• _GIVEN INSTRUCTION_
Repeat everything from the line holding "Recreate this image" to the line holding "y_ticks = [0, 1, 2, 3, 4, 5, 6, 7]", inclusive, exactly. Leave out the rest.

─── GIVEN RECORDS

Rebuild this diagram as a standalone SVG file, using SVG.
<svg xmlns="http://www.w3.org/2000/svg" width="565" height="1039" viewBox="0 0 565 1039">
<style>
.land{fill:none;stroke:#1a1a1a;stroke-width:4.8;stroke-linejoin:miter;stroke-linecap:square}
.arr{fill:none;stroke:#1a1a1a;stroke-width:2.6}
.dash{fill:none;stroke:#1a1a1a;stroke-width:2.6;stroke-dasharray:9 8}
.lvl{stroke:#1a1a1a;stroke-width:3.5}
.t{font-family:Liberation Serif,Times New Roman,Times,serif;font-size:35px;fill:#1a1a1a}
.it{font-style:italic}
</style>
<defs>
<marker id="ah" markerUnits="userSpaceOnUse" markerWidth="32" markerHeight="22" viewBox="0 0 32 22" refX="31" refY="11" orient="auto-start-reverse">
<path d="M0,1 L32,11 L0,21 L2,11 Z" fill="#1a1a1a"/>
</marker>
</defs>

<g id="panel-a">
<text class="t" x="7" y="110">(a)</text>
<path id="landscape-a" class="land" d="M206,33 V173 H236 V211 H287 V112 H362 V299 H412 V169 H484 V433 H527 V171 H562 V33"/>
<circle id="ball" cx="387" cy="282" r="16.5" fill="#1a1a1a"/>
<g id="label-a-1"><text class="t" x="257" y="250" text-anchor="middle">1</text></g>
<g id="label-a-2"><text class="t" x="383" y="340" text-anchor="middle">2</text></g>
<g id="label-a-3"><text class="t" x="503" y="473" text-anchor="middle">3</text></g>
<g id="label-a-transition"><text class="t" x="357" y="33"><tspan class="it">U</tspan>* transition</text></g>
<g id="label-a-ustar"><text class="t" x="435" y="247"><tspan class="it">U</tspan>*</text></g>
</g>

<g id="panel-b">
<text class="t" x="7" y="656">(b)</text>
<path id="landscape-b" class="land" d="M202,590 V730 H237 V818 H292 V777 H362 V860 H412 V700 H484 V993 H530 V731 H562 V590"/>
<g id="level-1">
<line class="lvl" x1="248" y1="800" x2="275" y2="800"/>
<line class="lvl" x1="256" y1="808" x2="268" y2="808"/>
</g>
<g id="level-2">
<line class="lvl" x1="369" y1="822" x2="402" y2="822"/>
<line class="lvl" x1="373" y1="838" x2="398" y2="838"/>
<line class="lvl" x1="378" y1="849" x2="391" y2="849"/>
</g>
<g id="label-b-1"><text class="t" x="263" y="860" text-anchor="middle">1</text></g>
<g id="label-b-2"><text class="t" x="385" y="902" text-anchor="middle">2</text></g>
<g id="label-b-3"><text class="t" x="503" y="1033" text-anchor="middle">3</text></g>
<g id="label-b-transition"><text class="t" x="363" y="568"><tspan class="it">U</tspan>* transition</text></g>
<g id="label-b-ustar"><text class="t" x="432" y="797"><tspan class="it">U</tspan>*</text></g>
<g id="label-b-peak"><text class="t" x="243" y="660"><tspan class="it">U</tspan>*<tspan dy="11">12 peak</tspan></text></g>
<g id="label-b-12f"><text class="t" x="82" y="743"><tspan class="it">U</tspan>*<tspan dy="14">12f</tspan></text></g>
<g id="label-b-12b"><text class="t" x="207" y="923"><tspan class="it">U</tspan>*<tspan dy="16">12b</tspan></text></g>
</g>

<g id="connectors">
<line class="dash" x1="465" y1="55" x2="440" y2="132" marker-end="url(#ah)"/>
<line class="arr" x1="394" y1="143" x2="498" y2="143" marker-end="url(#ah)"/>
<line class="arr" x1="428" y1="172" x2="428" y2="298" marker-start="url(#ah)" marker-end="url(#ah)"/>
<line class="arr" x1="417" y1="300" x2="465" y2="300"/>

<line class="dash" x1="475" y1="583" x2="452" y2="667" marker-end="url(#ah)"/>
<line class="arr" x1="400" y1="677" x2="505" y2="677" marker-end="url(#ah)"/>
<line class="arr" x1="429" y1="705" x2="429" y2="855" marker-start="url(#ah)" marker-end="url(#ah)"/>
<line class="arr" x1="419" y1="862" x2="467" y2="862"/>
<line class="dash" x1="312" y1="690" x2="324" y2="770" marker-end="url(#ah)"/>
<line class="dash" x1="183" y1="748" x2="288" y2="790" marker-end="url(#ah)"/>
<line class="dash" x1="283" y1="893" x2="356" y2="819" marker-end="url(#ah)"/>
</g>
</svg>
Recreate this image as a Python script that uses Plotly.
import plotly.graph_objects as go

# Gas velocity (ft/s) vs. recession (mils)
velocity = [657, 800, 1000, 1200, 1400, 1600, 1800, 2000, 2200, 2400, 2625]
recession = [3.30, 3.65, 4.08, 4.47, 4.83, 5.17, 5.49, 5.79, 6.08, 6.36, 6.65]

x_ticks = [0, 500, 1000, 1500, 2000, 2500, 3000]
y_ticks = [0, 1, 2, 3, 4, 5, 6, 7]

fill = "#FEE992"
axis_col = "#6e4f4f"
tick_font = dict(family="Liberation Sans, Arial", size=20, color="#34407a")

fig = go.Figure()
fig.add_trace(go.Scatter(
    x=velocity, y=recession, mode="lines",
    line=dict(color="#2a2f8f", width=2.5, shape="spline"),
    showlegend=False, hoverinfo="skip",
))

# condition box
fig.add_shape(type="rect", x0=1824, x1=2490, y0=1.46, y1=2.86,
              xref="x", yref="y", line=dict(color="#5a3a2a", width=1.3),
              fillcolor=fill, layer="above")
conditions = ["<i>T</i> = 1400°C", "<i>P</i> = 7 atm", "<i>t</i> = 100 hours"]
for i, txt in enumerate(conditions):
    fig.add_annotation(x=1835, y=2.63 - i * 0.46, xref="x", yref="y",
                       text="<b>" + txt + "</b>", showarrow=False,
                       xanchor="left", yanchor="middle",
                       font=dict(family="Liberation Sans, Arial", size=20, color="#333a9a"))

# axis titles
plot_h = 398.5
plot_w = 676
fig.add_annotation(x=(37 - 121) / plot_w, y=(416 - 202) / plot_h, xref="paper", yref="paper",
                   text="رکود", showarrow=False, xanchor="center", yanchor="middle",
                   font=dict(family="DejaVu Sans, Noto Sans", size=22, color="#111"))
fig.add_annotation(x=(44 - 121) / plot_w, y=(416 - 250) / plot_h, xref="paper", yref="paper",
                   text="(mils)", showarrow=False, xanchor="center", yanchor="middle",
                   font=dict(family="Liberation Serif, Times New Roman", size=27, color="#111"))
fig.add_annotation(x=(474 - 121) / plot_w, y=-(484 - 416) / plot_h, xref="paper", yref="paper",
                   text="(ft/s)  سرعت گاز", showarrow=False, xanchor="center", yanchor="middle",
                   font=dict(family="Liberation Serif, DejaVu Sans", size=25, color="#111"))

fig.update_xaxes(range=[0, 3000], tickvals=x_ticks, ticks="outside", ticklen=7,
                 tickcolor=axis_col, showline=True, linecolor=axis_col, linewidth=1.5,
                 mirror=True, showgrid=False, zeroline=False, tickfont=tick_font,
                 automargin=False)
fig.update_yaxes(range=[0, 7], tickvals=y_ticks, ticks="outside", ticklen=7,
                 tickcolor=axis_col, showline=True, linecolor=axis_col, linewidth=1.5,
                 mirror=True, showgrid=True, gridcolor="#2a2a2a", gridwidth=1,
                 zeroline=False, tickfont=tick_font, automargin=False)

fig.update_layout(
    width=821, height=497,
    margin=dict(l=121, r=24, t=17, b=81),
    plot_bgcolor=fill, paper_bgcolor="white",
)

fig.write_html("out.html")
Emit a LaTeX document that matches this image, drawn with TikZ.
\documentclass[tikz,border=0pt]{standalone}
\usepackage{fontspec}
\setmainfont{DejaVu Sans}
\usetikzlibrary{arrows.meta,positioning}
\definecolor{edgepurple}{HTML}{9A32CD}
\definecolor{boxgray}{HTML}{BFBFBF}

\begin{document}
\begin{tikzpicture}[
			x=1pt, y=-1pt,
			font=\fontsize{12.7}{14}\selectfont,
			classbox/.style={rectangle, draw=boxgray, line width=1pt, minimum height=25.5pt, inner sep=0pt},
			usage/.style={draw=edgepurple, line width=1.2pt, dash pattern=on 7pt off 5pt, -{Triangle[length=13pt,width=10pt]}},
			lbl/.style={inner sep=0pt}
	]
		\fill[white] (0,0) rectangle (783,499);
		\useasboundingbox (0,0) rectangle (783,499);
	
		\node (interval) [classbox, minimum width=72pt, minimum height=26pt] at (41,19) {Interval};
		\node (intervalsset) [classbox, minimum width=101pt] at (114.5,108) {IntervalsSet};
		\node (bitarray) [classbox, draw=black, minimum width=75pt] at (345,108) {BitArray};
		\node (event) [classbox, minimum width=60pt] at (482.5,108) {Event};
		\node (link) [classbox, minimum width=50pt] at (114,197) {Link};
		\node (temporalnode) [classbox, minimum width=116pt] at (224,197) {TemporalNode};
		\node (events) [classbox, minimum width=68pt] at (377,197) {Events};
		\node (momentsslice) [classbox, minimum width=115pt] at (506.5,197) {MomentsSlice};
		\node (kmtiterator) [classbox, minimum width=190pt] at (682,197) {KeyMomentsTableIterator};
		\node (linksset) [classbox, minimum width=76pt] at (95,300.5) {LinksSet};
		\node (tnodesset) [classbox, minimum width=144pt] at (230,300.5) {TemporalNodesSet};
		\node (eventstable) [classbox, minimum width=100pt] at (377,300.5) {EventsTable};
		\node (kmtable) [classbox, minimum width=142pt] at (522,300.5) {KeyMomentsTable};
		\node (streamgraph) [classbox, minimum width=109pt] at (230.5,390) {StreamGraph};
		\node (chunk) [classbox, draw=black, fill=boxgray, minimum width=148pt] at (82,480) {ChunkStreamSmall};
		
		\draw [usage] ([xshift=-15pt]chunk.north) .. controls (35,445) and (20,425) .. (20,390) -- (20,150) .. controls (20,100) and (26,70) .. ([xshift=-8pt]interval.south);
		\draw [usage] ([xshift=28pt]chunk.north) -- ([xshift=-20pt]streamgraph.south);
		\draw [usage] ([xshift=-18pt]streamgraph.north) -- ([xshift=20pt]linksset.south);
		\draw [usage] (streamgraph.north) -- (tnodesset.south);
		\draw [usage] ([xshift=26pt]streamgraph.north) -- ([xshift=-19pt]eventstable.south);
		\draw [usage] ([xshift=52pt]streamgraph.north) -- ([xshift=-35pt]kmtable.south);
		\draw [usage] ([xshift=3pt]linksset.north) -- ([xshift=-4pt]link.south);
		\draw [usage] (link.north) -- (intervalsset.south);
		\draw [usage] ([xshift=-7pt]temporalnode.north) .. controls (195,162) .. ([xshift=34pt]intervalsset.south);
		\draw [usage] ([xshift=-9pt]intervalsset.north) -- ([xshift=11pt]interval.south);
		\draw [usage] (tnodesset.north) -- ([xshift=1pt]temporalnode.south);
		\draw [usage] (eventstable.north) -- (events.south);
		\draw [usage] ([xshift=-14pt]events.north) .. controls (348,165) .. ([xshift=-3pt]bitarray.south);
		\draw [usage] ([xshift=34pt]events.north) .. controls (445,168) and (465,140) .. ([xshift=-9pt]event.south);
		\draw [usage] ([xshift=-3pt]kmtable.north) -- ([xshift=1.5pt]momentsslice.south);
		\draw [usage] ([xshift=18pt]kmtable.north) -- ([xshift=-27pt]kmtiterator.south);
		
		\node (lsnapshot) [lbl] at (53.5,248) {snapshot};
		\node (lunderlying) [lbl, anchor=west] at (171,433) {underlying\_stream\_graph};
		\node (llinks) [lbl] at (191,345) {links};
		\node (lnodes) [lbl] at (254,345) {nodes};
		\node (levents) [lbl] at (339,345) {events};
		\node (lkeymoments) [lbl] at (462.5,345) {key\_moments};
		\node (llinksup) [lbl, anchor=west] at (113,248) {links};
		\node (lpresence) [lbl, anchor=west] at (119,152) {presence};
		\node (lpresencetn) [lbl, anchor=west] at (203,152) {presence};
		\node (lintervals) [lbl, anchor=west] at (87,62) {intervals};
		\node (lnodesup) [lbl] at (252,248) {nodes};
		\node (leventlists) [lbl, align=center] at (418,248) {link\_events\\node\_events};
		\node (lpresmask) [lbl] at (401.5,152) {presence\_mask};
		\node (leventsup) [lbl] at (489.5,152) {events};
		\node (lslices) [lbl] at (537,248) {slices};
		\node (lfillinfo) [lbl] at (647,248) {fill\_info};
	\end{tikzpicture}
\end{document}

──────

• _FINISHED EXERCISE_
Recreate this image as a Python script that uses Plotly.
import plotly.graph_objects as go

# Gas velocity (ft/s) vs. recession (mils)
velocity = [657, 800, 1000, 1200, 1400, 1600, 1800, 2000, 2200, 2400, 2625]
recession = [3.30, 3.65, 4.08, 4.47, 4.83, 5.17, 5.49, 5.79, 6.08, 6.36, 6.65]

x_ticks = [0, 500, 1000, 1500, 2000, 2500, 3000]
y_ticks = [0, 1, 2, 3, 4, 5, 6, 7]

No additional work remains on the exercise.